Pull every line holding the string "this" from the records below.

• MATERIAL PROVIDED:
================================

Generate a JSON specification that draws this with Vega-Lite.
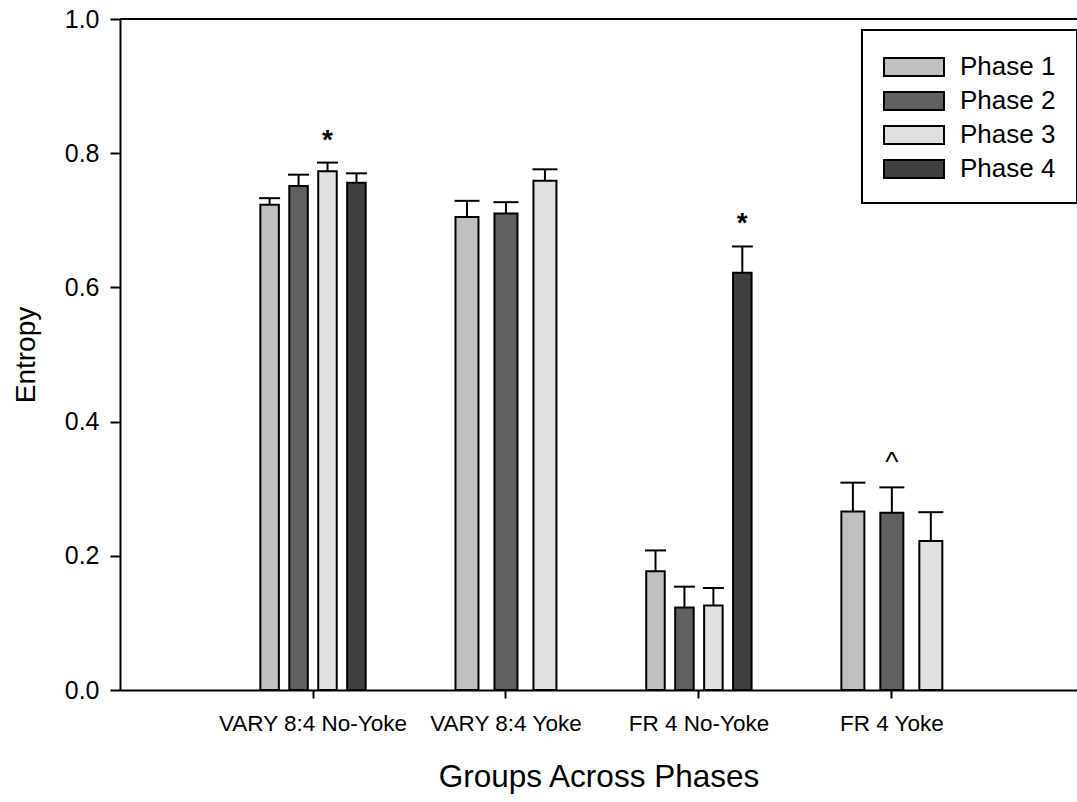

================================

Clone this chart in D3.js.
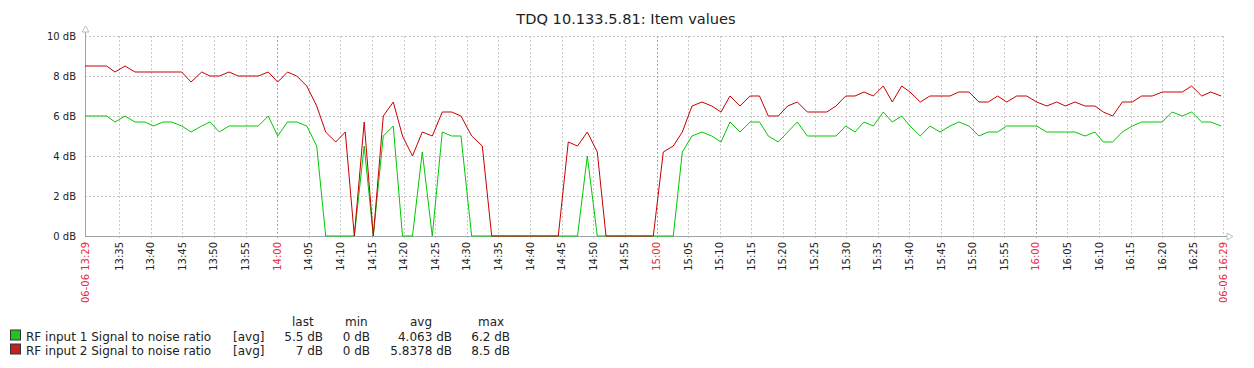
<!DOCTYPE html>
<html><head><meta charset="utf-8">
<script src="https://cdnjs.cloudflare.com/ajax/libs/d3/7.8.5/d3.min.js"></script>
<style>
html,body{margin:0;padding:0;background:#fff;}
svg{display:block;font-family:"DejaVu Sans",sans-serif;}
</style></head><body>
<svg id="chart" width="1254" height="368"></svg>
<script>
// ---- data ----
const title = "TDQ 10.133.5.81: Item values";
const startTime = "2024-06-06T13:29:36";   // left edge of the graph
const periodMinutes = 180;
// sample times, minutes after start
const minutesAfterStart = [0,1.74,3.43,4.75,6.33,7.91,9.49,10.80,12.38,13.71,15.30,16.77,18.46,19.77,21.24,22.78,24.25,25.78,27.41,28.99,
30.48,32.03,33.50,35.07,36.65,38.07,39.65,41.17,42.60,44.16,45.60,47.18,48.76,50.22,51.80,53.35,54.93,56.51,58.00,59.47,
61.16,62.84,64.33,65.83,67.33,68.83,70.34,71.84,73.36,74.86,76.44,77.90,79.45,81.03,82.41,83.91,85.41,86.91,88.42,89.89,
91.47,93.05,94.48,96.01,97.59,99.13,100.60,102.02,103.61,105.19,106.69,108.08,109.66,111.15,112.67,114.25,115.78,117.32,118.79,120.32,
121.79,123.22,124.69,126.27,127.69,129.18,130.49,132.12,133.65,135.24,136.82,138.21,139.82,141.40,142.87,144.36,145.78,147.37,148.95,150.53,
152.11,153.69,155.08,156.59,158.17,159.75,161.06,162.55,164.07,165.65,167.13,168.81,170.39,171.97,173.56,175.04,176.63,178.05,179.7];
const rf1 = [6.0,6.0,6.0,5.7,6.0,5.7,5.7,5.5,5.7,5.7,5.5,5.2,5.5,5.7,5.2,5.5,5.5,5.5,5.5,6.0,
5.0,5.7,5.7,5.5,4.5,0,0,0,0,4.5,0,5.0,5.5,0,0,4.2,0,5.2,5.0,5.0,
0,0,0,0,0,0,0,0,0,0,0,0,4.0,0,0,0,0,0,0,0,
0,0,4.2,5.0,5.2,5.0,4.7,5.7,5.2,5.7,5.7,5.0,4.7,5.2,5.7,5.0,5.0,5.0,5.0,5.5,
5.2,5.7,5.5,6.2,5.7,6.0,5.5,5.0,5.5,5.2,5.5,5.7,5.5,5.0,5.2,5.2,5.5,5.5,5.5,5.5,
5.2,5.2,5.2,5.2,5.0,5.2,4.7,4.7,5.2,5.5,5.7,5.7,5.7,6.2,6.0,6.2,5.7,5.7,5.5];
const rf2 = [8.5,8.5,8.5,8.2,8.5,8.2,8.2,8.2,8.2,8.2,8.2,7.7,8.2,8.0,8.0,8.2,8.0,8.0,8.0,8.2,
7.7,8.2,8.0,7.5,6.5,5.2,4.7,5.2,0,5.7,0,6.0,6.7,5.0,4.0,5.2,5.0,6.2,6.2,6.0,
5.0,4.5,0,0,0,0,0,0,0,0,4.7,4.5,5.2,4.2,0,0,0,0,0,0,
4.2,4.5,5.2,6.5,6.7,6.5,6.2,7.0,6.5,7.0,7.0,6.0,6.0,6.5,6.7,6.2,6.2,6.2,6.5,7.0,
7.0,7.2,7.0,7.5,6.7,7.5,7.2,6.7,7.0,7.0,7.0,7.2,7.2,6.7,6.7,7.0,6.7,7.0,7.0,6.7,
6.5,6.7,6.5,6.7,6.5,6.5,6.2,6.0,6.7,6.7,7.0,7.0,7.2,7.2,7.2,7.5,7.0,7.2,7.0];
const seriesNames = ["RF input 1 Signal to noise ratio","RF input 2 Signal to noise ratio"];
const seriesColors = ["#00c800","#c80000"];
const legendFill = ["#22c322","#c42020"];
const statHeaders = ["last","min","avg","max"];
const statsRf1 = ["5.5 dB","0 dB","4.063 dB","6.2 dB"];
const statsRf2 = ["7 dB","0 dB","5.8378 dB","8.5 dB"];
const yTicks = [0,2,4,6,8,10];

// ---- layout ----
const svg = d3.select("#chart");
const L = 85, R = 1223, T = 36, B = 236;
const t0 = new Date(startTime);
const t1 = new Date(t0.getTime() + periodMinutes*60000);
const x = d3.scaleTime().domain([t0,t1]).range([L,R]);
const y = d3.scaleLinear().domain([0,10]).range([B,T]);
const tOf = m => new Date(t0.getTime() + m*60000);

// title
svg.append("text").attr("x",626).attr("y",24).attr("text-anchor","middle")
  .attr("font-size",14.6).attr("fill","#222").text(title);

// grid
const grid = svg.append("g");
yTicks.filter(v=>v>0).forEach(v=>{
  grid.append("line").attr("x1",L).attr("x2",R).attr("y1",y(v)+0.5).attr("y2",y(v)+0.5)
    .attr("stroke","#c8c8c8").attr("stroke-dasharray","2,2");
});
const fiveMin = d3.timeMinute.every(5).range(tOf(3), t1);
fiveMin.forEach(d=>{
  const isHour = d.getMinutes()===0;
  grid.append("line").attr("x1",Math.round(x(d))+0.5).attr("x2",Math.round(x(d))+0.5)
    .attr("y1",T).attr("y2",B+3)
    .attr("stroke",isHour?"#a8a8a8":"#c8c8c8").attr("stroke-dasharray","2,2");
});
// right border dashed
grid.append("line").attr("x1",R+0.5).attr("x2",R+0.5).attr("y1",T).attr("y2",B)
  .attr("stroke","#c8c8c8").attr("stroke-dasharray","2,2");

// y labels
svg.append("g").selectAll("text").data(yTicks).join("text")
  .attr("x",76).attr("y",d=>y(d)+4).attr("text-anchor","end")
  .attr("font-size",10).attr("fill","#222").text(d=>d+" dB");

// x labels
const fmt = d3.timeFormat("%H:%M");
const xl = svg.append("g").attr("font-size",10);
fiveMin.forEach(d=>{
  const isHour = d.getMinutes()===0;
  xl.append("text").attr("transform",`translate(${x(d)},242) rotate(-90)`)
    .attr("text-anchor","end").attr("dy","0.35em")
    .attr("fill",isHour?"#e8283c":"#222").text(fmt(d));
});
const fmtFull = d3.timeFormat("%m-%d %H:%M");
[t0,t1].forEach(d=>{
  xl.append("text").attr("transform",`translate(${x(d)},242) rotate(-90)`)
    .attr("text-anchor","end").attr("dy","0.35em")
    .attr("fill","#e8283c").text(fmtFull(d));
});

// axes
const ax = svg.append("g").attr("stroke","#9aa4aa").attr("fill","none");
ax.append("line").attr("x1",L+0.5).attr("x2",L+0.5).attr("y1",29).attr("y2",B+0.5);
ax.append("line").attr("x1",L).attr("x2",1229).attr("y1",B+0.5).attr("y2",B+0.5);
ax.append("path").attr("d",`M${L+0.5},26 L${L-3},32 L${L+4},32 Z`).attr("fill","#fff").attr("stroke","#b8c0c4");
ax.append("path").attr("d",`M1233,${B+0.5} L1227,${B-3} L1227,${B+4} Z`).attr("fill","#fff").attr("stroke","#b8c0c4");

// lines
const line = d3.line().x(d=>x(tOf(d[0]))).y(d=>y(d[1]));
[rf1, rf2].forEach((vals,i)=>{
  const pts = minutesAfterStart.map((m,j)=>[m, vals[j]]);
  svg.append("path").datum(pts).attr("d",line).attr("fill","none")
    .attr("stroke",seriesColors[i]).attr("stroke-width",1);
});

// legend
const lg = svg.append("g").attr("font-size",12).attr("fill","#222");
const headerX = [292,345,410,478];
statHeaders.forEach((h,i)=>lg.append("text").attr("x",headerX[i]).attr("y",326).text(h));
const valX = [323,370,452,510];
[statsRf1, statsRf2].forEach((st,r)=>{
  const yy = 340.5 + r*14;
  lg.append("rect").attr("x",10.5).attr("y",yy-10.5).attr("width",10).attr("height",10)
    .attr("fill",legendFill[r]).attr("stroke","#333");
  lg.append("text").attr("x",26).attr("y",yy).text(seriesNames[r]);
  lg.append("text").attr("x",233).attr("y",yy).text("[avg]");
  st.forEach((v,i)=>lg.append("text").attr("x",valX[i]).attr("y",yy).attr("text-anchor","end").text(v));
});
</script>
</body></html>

================================

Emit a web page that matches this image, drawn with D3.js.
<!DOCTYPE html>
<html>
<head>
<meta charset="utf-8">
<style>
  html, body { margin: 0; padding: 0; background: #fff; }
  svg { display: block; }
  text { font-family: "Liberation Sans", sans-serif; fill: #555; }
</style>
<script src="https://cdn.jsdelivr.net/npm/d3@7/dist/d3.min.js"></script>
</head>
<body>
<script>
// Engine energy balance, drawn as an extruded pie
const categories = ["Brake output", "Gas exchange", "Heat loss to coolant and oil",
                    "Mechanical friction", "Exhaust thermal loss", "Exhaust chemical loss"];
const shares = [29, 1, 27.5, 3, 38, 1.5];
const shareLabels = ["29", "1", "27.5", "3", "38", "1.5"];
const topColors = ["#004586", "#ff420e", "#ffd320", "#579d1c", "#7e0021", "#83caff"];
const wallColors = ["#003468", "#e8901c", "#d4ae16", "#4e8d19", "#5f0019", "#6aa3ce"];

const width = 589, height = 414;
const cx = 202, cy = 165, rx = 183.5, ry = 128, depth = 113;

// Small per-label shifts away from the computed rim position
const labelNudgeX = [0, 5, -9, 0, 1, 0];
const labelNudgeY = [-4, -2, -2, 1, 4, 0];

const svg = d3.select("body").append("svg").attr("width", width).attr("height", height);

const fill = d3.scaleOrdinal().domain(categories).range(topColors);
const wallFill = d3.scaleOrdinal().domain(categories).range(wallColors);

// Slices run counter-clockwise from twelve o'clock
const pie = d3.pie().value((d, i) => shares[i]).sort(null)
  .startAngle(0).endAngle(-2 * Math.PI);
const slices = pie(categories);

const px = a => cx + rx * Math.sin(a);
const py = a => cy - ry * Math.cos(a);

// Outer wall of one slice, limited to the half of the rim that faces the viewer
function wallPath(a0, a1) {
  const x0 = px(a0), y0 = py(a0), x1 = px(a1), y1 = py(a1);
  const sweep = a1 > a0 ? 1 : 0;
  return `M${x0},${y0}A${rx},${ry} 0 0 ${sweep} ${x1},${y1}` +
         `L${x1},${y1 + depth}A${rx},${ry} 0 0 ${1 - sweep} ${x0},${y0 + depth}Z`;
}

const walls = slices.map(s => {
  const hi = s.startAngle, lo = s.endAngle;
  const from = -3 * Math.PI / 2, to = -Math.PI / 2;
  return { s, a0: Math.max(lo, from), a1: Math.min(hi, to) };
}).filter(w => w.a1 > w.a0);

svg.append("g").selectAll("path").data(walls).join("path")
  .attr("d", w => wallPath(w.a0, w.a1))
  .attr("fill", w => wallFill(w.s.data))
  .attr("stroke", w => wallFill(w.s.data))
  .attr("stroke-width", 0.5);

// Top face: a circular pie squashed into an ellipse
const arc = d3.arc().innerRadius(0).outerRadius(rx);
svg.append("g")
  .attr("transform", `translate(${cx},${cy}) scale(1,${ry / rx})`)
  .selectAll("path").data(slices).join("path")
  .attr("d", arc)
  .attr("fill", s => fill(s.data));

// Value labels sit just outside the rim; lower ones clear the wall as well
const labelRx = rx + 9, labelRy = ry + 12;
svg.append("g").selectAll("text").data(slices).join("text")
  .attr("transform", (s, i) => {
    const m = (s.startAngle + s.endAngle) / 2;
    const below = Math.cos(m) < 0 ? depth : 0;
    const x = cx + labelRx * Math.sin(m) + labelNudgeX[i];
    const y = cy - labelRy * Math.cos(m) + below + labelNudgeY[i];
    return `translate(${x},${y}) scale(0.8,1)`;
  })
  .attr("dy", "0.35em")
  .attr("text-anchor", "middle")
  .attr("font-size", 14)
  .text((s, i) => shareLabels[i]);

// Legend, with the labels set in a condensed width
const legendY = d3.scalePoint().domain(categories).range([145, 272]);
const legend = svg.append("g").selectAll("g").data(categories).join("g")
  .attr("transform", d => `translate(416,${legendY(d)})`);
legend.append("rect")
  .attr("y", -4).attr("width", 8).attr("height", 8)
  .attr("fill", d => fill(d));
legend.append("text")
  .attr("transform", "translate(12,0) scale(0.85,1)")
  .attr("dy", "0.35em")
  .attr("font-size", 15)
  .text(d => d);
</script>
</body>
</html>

================================

• CORRECT OUTPUT:
Generate a JSON specification that draws this with Vega-Lite.
Clone this chart in D3.js.
Emit a web page that matches this image, drawn with D3.js.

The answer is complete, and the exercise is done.